Belgium, Malaysia and Tunisia ratified the United Nations Convention against Corruption, increasing the total of States parties to 126 (out of 192 UN Member states). This is a remarkable achievement for a Convention that only came into force in December 2005.
The Bahamas actively agreed to be bound by four treaties, ratifying UNTOC (along with Paraguay), and two additional protocols on human trafficking and migrant smuggling, while also acceding to the third protocol on the illicit manufacturing and trafficking of firearms. Also known as the Palermo Convention, UNTOC now boasts 147 States parties, only five years after it came into force. Its trafficking protocol now has 124 States parties and the migrants protocol, 116.
However, with 77 States parties, there is a "forgotten" protocol of the UN Convention against Transnational Organized Crime. The Firearms Protocol aims to curb the illegal trafficking of the nearly one billion guns which are in circulation around the world. Gun violence disproportionately affects the world's most poor and vulnerable; 1000 people die every day from firearms, an unacceptably high figure.
Member States will hold a conference of the States parties to UNTOC in Vienna this month. States that ratify this instrument commit themselves to fight transnational organized crime, through creating domestic criminal offences (participation in an organized criminal group, money-laundering, corruption and obstruction of justice); adopting measures to facilitate extradition, mutual legal assistance and law enforcement cooperation; and supporting the provision of training and technical assistance to national authorities. This month's Conference of States parties will also evaluate countries' compliance with their treaty obligations.
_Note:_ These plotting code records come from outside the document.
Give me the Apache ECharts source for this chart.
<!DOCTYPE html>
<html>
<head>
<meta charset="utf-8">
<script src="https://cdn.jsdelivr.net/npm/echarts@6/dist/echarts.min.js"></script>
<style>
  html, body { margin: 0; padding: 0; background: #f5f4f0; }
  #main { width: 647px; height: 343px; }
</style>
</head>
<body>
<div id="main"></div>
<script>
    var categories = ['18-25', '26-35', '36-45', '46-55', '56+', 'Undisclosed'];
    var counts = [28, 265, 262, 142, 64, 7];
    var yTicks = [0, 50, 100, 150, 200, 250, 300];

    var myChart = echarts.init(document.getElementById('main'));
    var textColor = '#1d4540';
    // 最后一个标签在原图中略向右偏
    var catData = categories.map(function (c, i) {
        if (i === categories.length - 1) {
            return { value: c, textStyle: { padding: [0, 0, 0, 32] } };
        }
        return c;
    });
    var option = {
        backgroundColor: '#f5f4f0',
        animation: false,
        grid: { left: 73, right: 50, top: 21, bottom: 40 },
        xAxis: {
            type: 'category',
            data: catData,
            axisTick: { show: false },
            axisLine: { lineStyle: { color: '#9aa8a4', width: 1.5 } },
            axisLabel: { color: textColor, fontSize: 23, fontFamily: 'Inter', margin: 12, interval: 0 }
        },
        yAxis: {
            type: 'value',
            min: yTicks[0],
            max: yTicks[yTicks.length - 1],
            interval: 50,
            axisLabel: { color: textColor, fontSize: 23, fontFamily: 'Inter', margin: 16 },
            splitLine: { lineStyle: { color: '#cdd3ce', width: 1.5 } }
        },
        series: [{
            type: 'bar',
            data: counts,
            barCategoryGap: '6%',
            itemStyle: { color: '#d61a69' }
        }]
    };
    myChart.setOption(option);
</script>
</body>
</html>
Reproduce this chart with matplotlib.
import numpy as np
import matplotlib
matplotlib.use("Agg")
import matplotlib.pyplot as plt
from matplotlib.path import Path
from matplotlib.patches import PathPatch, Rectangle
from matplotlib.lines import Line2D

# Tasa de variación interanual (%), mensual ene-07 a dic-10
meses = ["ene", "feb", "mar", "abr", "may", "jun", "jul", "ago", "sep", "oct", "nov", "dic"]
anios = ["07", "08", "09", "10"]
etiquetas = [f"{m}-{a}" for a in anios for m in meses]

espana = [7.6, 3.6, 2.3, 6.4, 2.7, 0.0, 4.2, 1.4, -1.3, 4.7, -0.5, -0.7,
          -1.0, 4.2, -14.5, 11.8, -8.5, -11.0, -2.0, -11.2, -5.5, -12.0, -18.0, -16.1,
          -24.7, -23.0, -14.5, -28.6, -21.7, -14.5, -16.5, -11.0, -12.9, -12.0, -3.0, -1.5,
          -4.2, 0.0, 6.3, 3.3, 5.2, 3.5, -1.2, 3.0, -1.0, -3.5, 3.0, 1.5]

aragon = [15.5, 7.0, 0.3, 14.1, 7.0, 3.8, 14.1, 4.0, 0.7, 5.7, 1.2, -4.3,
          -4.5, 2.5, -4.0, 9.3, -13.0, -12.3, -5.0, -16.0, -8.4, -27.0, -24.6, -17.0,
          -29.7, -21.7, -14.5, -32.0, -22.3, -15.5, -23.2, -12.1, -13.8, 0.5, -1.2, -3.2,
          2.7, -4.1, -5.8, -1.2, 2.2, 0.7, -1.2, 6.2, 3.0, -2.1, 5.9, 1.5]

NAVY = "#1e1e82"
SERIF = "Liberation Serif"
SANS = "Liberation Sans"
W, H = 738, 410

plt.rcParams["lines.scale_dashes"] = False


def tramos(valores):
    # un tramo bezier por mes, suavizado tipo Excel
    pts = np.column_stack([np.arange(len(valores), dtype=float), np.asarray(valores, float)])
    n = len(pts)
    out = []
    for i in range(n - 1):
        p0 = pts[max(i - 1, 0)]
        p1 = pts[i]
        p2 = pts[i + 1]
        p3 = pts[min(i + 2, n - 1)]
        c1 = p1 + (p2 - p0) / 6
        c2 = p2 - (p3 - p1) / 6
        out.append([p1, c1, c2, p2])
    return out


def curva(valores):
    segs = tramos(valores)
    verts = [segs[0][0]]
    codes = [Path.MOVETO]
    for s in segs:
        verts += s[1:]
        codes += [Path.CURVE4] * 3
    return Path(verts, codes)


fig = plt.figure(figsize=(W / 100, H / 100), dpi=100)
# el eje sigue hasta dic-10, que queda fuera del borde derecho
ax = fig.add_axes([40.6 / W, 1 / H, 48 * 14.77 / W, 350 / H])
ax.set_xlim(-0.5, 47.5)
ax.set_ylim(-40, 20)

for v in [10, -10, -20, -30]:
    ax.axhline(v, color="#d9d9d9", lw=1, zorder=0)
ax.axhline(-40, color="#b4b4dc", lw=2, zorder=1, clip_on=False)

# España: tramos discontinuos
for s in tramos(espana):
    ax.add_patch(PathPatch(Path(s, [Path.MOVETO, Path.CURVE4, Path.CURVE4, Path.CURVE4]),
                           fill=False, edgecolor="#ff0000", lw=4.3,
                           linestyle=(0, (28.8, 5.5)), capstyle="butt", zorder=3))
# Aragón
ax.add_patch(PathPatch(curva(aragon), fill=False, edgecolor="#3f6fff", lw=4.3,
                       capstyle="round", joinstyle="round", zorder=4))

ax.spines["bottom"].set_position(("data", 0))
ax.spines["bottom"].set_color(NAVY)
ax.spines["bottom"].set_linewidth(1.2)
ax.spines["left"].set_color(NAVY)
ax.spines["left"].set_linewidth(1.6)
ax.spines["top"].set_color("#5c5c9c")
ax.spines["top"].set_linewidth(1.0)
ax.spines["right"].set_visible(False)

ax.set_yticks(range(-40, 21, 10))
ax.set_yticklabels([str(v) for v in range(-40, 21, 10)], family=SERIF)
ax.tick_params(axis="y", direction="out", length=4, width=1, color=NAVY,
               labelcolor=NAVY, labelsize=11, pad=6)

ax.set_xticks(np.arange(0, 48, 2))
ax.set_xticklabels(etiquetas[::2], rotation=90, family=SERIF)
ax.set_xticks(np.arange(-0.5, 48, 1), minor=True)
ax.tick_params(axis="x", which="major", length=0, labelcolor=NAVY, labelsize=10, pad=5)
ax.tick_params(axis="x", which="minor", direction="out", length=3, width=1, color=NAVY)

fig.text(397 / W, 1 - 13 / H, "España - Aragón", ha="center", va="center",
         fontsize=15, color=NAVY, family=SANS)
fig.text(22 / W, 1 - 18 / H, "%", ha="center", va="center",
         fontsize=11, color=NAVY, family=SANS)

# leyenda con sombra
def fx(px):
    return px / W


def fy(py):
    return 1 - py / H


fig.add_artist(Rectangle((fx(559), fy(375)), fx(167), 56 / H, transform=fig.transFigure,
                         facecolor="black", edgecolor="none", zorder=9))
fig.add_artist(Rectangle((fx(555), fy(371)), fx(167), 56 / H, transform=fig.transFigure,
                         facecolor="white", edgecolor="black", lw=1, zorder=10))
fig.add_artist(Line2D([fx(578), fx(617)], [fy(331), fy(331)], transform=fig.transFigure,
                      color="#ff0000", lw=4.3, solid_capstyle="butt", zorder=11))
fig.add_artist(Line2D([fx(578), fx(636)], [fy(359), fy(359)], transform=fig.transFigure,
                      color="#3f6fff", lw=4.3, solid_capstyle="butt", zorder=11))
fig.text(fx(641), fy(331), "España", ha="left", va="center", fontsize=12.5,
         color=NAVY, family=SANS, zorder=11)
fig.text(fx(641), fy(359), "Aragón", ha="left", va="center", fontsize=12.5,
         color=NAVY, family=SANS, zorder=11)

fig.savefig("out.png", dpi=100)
2008 marks the 60th anniversary of the adoption of the Universal Declaration of Human Rights, and justice was an important theme throughout the treaty event. "UNODC helps States cooperate in fighting the scourge of drugs, crime and terrorism, and to build the rule of law; indispensable to achieve a just society," said Mr. Sandage. "We can help achieve the Millennium Development Goals when States are able to defend their citizens and to enforce the law."